The math is unforgiving. Pulling $4,000 a month from a portfolio down 15% means liquidating more shares to raise the same dollars. Each of those shares is gone permanently from the compounding base. The S&P 500 will likely recover, but the shares sold at the lows do not participate.
Three Structural Fixes That Could Work
The fix is building a structure where the next drawdown does not force selling. For most retirees with $1 million to $2 million, the right answer is some version of the bucket strategy.
- Build a bucket structure. Hold one to three years of spending in cash and short Treasury bills, three to seven years in an intermediate bond ladder, and the remainder in equities. With 26-week T-bills yielding almost 4% and 52-week bills around 4%, the cash sleeve earns something. When stocks fall, you spend from the cash and bond buckets and let equities recover.
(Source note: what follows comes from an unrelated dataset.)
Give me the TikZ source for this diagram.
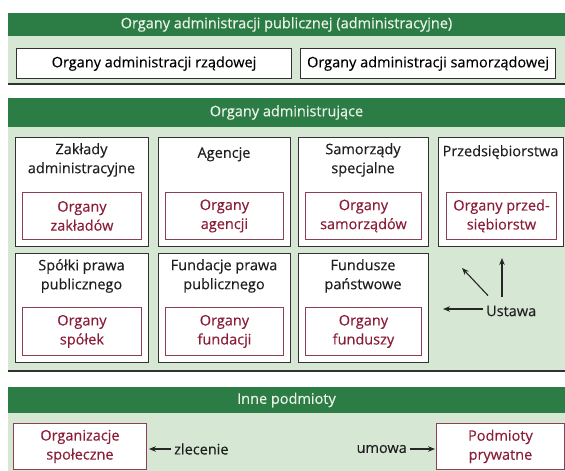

- Construct a five-year Treasury ladder. Putting $200,000 across 5-year Treasuries, with $40,000 maturing each year locks in safe withdrawals regardless of equity prices. The 5-year Treasury currently yields about 4%, and the 10-year sits near 5%, the highest level in the past 12 months. Locking in real yield at these levels is a different opportunity than retirees had two years ago.
- Treat Social Security as the bond you already own. A $40,000 annual Social Security benefit is roughly equivalent to holding an extra $1 million in safe assets because it is inflation-adjusted and paid for life. Delaying claiming from 67 to 70 raises that floor by about 24%, which is the single highest-impact “bond purchase” available.
A fourth move worth mentioning: drawdowns are the right moment to harvest tax losses in taxable accounts and to rebalance into equities from the bond sleeve.
The most useful action is rebuilding the portfolio so the next 15% drop does not require selling stocks. A reasonable starting target for a 67-year-old is roughly 50% to 60% equities, with the rest split between an intermediate bond ladder and cash equivalents. Given the Core PCE index sitting near the 91st percentile of its 12-month range, the bond sleeve should lean toward shorter and intermediate maturities rather than long bonds.
The mistake to avoid is treating this as a market-timing problem. Selling everything after a 15% decline locks in the loss the structure was supposed to prevent.
If the portfolio is held across taxable, IRA, and Roth accounts, the rebalancing decision has tax consequences that could be worth a one-time fee-only planner consultation. Doing the bond build in the IRA first, where bond interest is sheltered, usually beats doing it in the taxable account.